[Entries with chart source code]
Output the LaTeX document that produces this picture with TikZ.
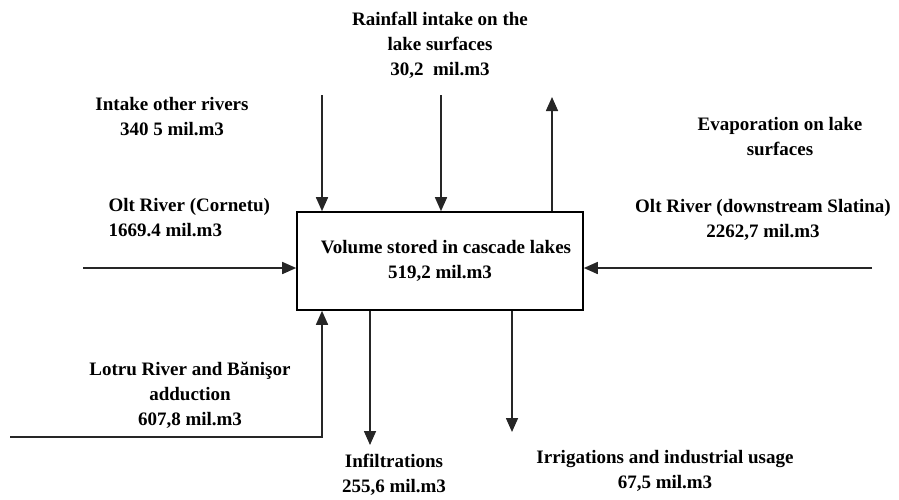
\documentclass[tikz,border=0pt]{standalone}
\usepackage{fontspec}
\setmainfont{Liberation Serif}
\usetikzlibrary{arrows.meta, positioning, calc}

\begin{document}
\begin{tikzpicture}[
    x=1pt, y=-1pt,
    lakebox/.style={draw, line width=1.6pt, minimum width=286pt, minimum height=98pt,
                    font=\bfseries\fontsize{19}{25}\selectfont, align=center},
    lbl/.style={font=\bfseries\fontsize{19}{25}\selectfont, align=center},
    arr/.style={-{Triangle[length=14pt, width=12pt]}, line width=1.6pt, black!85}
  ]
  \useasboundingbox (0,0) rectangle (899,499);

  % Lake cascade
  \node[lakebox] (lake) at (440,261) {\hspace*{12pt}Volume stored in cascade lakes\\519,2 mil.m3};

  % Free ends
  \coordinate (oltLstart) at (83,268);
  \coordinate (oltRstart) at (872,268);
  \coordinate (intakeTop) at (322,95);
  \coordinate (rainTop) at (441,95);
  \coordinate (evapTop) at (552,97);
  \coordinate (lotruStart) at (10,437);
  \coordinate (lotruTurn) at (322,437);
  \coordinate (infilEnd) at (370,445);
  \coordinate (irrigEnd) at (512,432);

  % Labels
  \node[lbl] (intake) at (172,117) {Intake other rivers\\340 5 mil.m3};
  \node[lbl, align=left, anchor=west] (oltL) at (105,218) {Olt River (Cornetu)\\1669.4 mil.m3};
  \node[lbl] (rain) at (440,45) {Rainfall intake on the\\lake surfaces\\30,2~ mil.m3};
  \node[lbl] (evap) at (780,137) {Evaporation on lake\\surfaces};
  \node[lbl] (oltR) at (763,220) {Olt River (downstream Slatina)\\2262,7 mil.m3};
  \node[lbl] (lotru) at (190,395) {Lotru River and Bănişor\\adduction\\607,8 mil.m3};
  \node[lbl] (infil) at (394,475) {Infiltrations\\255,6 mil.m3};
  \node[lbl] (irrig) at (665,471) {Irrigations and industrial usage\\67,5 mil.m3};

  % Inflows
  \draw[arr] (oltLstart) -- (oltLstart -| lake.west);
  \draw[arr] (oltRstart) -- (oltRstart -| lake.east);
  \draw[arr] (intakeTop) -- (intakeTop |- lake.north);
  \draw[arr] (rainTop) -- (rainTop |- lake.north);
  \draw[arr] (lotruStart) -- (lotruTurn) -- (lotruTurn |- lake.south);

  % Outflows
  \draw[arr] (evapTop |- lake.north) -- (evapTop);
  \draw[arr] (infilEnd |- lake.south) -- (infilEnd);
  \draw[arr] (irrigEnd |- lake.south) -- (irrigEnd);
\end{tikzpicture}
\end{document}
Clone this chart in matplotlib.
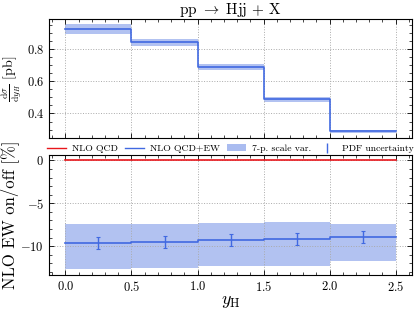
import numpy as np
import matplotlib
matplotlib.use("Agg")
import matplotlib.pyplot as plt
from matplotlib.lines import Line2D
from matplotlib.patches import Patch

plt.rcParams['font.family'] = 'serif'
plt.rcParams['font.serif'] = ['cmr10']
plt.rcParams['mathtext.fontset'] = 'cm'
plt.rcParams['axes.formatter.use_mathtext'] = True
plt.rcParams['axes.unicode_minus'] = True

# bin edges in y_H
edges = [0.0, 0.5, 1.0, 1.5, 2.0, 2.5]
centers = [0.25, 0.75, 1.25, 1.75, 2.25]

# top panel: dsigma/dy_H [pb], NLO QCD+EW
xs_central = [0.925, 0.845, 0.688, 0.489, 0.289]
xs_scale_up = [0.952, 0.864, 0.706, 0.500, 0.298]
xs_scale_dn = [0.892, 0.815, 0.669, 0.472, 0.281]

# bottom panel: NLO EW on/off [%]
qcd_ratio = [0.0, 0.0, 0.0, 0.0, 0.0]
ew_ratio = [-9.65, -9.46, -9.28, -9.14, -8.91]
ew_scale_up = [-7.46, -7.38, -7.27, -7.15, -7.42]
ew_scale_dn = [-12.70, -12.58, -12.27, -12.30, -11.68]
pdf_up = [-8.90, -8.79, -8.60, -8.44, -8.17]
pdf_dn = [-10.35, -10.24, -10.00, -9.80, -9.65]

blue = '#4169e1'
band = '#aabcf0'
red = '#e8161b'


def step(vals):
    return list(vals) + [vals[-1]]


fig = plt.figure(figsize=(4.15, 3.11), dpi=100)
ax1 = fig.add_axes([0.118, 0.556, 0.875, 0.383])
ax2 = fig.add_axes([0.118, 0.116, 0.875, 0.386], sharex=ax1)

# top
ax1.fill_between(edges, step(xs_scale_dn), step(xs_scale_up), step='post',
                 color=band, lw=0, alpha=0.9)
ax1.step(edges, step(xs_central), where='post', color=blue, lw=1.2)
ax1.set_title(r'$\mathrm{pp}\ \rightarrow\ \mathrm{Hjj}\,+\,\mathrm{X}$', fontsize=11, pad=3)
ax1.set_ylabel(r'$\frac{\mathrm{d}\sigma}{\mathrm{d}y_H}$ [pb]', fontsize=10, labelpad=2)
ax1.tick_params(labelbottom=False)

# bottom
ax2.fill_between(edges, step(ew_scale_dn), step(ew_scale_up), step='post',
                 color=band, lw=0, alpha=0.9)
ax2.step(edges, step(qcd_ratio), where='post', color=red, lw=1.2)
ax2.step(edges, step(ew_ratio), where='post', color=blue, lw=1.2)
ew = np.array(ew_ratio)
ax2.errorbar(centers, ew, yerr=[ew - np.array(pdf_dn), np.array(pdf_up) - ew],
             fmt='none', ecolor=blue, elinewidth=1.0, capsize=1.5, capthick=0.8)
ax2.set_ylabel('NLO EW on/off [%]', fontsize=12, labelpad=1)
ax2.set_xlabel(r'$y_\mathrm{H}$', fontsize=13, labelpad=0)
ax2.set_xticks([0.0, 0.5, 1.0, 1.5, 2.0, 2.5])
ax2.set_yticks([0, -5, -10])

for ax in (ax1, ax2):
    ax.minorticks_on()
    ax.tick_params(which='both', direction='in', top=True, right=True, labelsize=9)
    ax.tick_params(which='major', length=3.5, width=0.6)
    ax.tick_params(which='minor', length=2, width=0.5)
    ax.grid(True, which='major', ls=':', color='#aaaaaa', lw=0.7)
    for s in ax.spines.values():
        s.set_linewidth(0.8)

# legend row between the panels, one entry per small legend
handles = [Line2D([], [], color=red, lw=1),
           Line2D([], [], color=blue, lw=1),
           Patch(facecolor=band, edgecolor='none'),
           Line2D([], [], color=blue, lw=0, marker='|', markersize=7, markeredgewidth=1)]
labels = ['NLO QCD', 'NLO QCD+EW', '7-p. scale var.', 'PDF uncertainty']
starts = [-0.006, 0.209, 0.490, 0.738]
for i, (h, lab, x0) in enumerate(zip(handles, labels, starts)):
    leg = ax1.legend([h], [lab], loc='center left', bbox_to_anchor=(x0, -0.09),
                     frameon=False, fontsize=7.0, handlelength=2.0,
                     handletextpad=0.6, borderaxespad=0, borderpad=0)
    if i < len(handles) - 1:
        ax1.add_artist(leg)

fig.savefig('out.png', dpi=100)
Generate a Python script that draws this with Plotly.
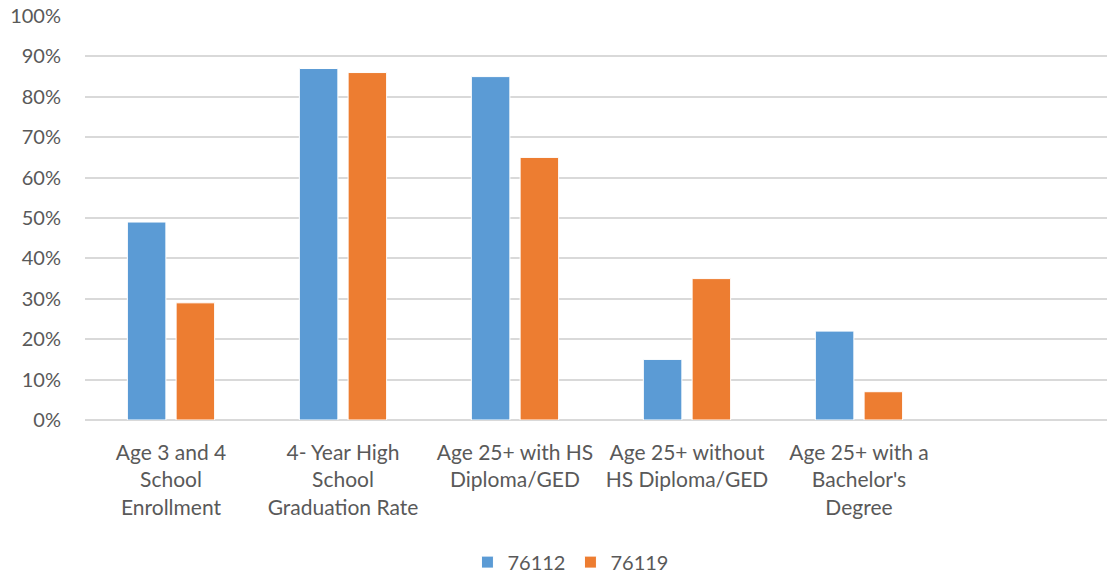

# What the exercise asks:
Leave the pictures out, then copy word for word only the lines from the one containing "Clone this chart in matplotlib." through the one containing "ax1.tick_params(labelbottom=False)", both included.

# Solution for this problem:
Clone this chart in matplotlib.
import numpy as np
import matplotlib
matplotlib.use("Agg")
import matplotlib.pyplot as plt
from matplotlib.lines import Line2D
from matplotlib.patches import Patch

plt.rcParams['font.family'] = 'serif'
plt.rcParams['font.serif'] = ['cmr10']
plt.rcParams['mathtext.fontset'] = 'cm'
plt.rcParams['axes.formatter.use_mathtext'] = True
plt.rcParams['axes.unicode_minus'] = True

# bin edges in y_H
edges = [0.0, 0.5, 1.0, 1.5, 2.0, 2.5]
centers = [0.25, 0.75, 1.25, 1.75, 2.25]

# top panel: dsigma/dy_H [pb], NLO QCD+EW
xs_central = [0.925, 0.845, 0.688, 0.489, 0.289]
xs_scale_up = [0.952, 0.864, 0.706, 0.500, 0.298]
xs_scale_dn = [0.892, 0.815, 0.669, 0.472, 0.281]

# bottom panel: NLO EW on/off [%]
qcd_ratio = [0.0, 0.0, 0.0, 0.0, 0.0]
ew_ratio = [-9.65, -9.46, -9.28, -9.14, -8.91]
ew_scale_up = [-7.46, -7.38, -7.27, -7.15, -7.42]
ew_scale_dn = [-12.70, -12.58, -12.27, -12.30, -11.68]
pdf_up = [-8.90, -8.79, -8.60, -8.44, -8.17]
pdf_dn = [-10.35, -10.24, -10.00, -9.80, -9.65]

blue = '#4169e1'
band = '#aabcf0'
red = '#e8161b'


def step(vals):
    return list(vals) + [vals[-1]]


fig = plt.figure(figsize=(4.15, 3.11), dpi=100)
ax1 = fig.add_axes([0.118, 0.556, 0.875, 0.383])
ax2 = fig.add_axes([0.118, 0.116, 0.875, 0.386], sharex=ax1)

# top
ax1.fill_between(edges, step(xs_scale_dn), step(xs_scale_up), step='post',
                 color=band, lw=0, alpha=0.9)
ax1.step(edges, step(xs_central), where='post', color=blue, lw=1.2)
ax1.set_title(r'$\mathrm{pp}\ \rightarrow\ \mathrm{Hjj}\,+\,\mathrm{X}$', fontsize=11, pad=3)
ax1.set_ylabel(r'$\frac{\mathrm{d}\sigma}{\mathrm{d}y_H}$ [pb]', fontsize=10, labelpad=2)
ax1.tick_params(labelbottom=False)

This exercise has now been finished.